The hard aspect of hard fantasy can refer to different elements. It can refer to a consistent history and folk lore, as we see from Lord of the Rings, well-defined magic systems as seen in Mistborn or The Name of the Wind, and is sometimes even applied to A Song of Ice and Fire for its political system, though the latter only defines limits of magic the main characters learn.
Here at Griffon Lore Games (which, right now is Anthony and Christophe, ha ha) we are big fans of hard fantasy well beyond a descriptive, logical definition of how magic works. A hard fantasy word to us is indeed:
Motivational: NPCs have motivations both covert and overt.
Political: The fantasy world has movers and shakers, those that fight the status quo and those that try to preserve it.
Historical: The current world can be explained by describing what has come before.
Villainous: The bad guys are not the bad guys in their own story, and on the off-chance they recognize they are the bad guys, they have distinctive motivations for being so.
Magical: The story doesn’t drive the magical system where horrific miracles happen because suddenly it’s the middle of the book and the hero needs a low point. The magical system codifies the story, not the other way around.
Mythical: All people have a creation myth, and the magical and historical items and people within the world have lore that defines them, even if the lore isn’t accurate.
Divine: Especially with RPGs, the divine impacts the people and the people impact the gods. Especially with hard fantasy, what the gods can’t do is just, if not more, interesting and useful to a DM than what a god can do.

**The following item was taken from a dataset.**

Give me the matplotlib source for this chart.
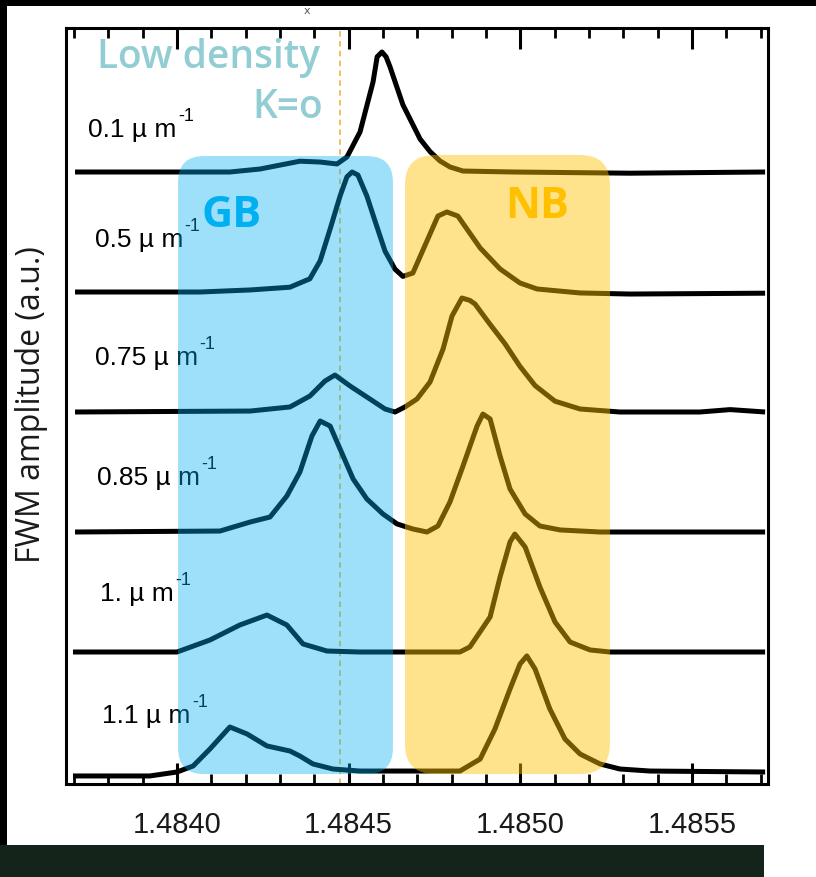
import matplotlib
matplotlib.use("Agg")
import matplotlib.pyplot as plt
from matplotlib.patches import FancyBboxPatch, Rectangle
from matplotlib.ticker import MultipleLocator

# ---- data: FWM spectra at increasing density (wavelength, amplitude above baseline) ----
densities = ["0.1", "0.5", "0.75", "0.85", "1.", "1.1"]
offsets = [5, 4, 3, 2, 1, 0]

wl_01 = [1.483703, 1.483921, 1.484154, 1.484242, 1.484358, 1.484417, 1.484466, 1.484495,
         1.484533, 1.484571, 1.484583, 1.484597, 1.484609, 1.484620, 1.484658, 1.484708,
         1.484737, 1.484766, 1.484795, 1.484833, 1.484979, 1.485319, 1.485713]
amp_01 = [0, 0, 0, 0.025, 0.09, 0.083, 0.067, 0.125, 0.333, 0.75, 0.96, 1.0, 0.96, 0.88,
          0.56, 0.275, 0.17, 0.092, 0.042, 0.008, 0, -0.01, 0]

wl_05 = [1.483703, 1.484067, 1.484213, 1.484329, 1.484387, 1.484417, 1.484446, 1.484475,
         1.484495, 1.484510, 1.484527, 1.484553, 1.484577, 1.484606, 1.484635, 1.484658,
         1.484687, 1.484728, 1.484760, 1.484786, 1.484818, 1.484883, 1.484941, 1.484999,
         1.485049, 1.485174, 1.485319, 1.485713]
amp_05 = [0, 0, 0.017, 0.04, 0.11, 0.26, 0.525, 0.8, 0.96, 1.0, 0.975, 0.8, 0.59, 0.34,
          0.19, 0.13, 0.158, 0.425, 0.633, 0.667, 0.633, 0.367, 0.192, 0.075, 0.025,
          -0.008, -0.017, -0.01]

wl_075 = [1.483703, 1.484213, 1.484329, 1.484387, 1.484431, 1.484460, 1.484504, 1.484562,
          1.484606, 1.484635, 1.484664, 1.484699, 1.484737, 1.484775, 1.484801, 1.484830,
          1.484853, 1.484868, 1.484912, 1.484955, 1.484999, 1.485043, 1.485101, 1.485174,
          1.485290, 1.485523, 1.485611, 1.485713]
amp_075 = [0, 0.008, 0.042, 0.133, 0.258, 0.308, 0.217, 0.108, 0.025, 0, 0.042, 0.108,
           0.25, 0.525, 0.8, 0.95, 0.93, 0.9, 0.73, 0.57, 0.38, 0.22, 0.09, 0.025, 0, 0,
           0.02, 0]

wl_085 = [1.483703, 1.484125, 1.484213, 1.484271, 1.484320, 1.484358, 1.484393, 1.484417,
          1.484446, 1.484475, 1.484513, 1.484553, 1.484600, 1.484641, 1.484687, 1.484728,
          1.484760, 1.484795, 1.484833, 1.484874, 1.484891, 1.484912, 1.484941, 1.484970,
          1.485014, 1.485057, 1.485116, 1.485232, 1.485713]
amp_085 = [0, 0.008, 0.083, 0.125, 0.3, 0.5, 0.8, 0.925, 0.883, 0.692, 0.442, 0.275,
           0.15, 0.067, 0.025, 0, 0.05, 0.25, 0.55, 0.883, 0.983, 0.942, 0.633, 0.358,
           0.15, 0.05, 0.017, 0, 0]

wl_10 = [1.483697, 1.484000, 1.484096, 1.484183, 1.484262, 1.484320, 1.484367, 1.484437,
         1.484533, 1.484824, 1.484853, 1.484912, 1.484941, 1.484970, 1.484984, 1.485014,
         1.485057, 1.485101, 1.485145, 1.485203, 1.485261, 1.485713]
amp_10 = [0, 0, 0.1, 0.225, 0.308, 0.225, 0.067, 0.008, 0, 0, 0.042, 0.292, 0.625, 0.917,
          0.983, 0.875, 0.542, 0.25, 0.083, 0.017, 0, 0]

wl_11 = [1.483697, 1.483921, 1.484000, 1.484047, 1.484096, 1.484154, 1.484204, 1.484262,
         1.484329, 1.484358, 1.484396, 1.484454, 1.484533, 1.484824, 1.484883, 1.484926,
         1.484970, 1.484999, 1.485019, 1.485043, 1.485086, 1.485130, 1.485174, 1.485232,
         1.485290, 1.485378, 1.485713]
amp_11 = [-0.033, -0.033, 0, 0.05, 0.192, 0.375, 0.317, 0.217, 0.175, 0.133, 0.067, 0.025,
          0.008, 0.008, 0.108, 0.358, 0.692, 0.9, 0.967, 0.858, 0.525, 0.275, 0.15, 0.067,
          0.025, 0.008, 0]

spectra = [(wl_01, amp_01), (wl_05, amp_05), (wl_075, amp_075),
           (wl_085, amp_085), (wl_10, amp_10), (wl_11, amp_11)]

x_major_ticks = [1.4840, 1.4845, 1.4850, 1.4855]
x_tick_labels = ["1.4840", "1.4845", "1.4850", "1.4855"]
k0_wavelength = 1.484475

# label anchor (wavelength, height above baseline)
label_x = [1.483741, 1.483761, 1.483761, 1.483767, 1.483776, 1.483782]
label_dy = [0.36, 0.44, 0.46, 0.46, 0.49, 0.475]

# shaded regions: (x0, x1, y0, y1)
gb_region = (1.484003, 1.484629, -0.017, 5.133)
nb_region = (1.484664, 1.485261, -0.017, 5.142)

LABEL_FONT = ["Liberation Sans", "DejaVu Sans"]
W, H = 816, 878

fig = plt.figure(figsize=(W / 100, H / 100), dpi=100)
fig.patch.set_facecolor("white")

# outer decoration bands
fig.add_artist(Rectangle((0, 1 - 7 / H), 1, 7 / H, transform=fig.transFigure,
                         facecolor="black", edgecolor="none", zorder=0))
fig.add_artist(Rectangle((0, 1 - 846 / H), 7 / W, 846 / H, transform=fig.transFigure,
                         facecolor="black", edgecolor="none", zorder=0))
fig.add_artist(Rectangle((0, 0), 764 / W, 32 / H, transform=fig.transFigure,
                         facecolor="#14241A", edgecolor="none", zorder=0))

ax = fig.add_axes([66 / W, 1 - 785 / H, (768 - 66) / W, (785 - 29) / H])
ax.set_xlim(1.4836767, 1.4857214)
ax.set_ylim(-0.1, 6.2)

# reference wavelength of the K=0 low-density line
ax.axvline(k0_wavelength, color="#EDB540", lw=1.2, linestyle=(0, (3.3, 2.6)), zorder=1)

for (wl, amp), off in zip(spectra, offsets):
    ax.plot(wl, [a + off for a in amp], color="black", lw=3.6,
            solid_joinstyle="round", solid_capstyle="butt", zorder=2)

for dens, off, lx, dy in zip(densities, offsets, label_x, label_dy):
    t = ax.text(lx, off + dy, f"{dens} \u00b5 m", fontsize=19, family=LABEL_FONT,
                ha="left", va="center", color="black", zorder=2)
    ax.annotate("-1", xy=(1.0, 1.0), xycoords=t, xytext=(1.0, 1.0),
                textcoords="offset points", fontsize=13, family=LABEL_FONT,
                ha="left", va="center", color="black", zorder=2)

# rounded shaded bands drawn with pixel-consistent corners
ax.figure.canvas.draw()
p0 = ax.transData.transform((1.484, 0.0))
p1 = ax.transData.transform((1.485, 1.0))
sx = (p1[0] - p0[0]) / 0.001
sy = (p1[1] - p0[1]) / 1.0
aspect = sx / sy

for (x0, x1, y0, y1), col, alpha, rad in [(gb_region, "#00B0F0", 0.38, 26),
                                          (nb_region, "#FFC000", 0.45, 30)]:
    box = FancyBboxPatch((x0, y0), x1 - x0, y1 - y0,
                         boxstyle=f"round,pad=0,rounding_size={rad / sx}",
                         mutation_aspect=aspect, facecolor=col, edgecolor="none",
                         alpha=alpha, zorder=3)
    ax.add_patch(box)

ax.text(1.484160, 4.55, "GB", color="#00B0F0", fontsize=31, fontweight="bold",
        family="Open Sans", ha="center", va="baseline", zorder=4)
ax.text(1.485049, 4.625, "NB", color="#FFC000", fontsize=31, fontweight="bold",
        family="Open Sans", ha="center", va="baseline", zorder=4)
ax.text(1.484417, 5.875, "Low density", color="#92CDD4", fontsize=28,
        fontweight="semibold", family="Open Sans", ha="right", va="baseline", zorder=4)
ax.text(1.484425, 5.458, "K=o", color="#92CDD4", fontsize=28,
        fontweight="semibold", family="Open Sans", ha="right", va="baseline", zorder=4)

# axes frame and ticks
for s in ax.spines.values():
    s.set_linewidth(2.2)
    s.set_color("black")
ax.set_xticks(x_major_ticks)
ax.set_xticklabels(x_tick_labels, family=LABEL_FONT, fontsize=21, color="#1a1a1a")
ax.xaxis.set_minor_locator(MultipleLocator(0.0001))
ax.tick_params(axis="x", which="major", direction="in", length=15, width=2.2,
               top=True, bottom=True, pad=19)
ax.tick_params(axis="x", which="minor", direction="in", length=7, width=2.0,
               top=True, bottom=True)
ax.set_yticks([])

fig.text(32 / W, 1 - 405 / H, "FWM amplitude (a.u.)", rotation=90, ha="center",
         va="center", fontsize=23, family="Open Sans", color="#1a1a1a")
fig.text(307 / W, 1 - 11 / H, "x", fontsize=8, color="#555555", ha="center", va="center")

fig.savefig("out.png", dpi=100, facecolor="white")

Geographical: The fantasy world has distinctive, descriptive geography that shapes all the other hard fantasy attributes.
Now, if you’re into RPGs and the above sounds like a bullet-list for world building—now you get it! It’s not just tough encounters and hard win conditions. It is the whole package. It’s gritty, it’s rich, it make sense and sometimes you can win the battle but lose the war. It’s a fantasy world that breathes. Curse of the Lost Memories is hard fantasy and the campaign world presented in the overall adventure path, Chronicles of the Celestial Chains, is so hard fantasy you can bounce a rock off it. FROM ORBIT.
I’ve got a lot more to say about hard fantasy. We’ve got examples we’re going to talk about later. I’ll even go so far as to truck out RPG products that are hard fantasy and were successful, and RPG products that played fast and loose and were not.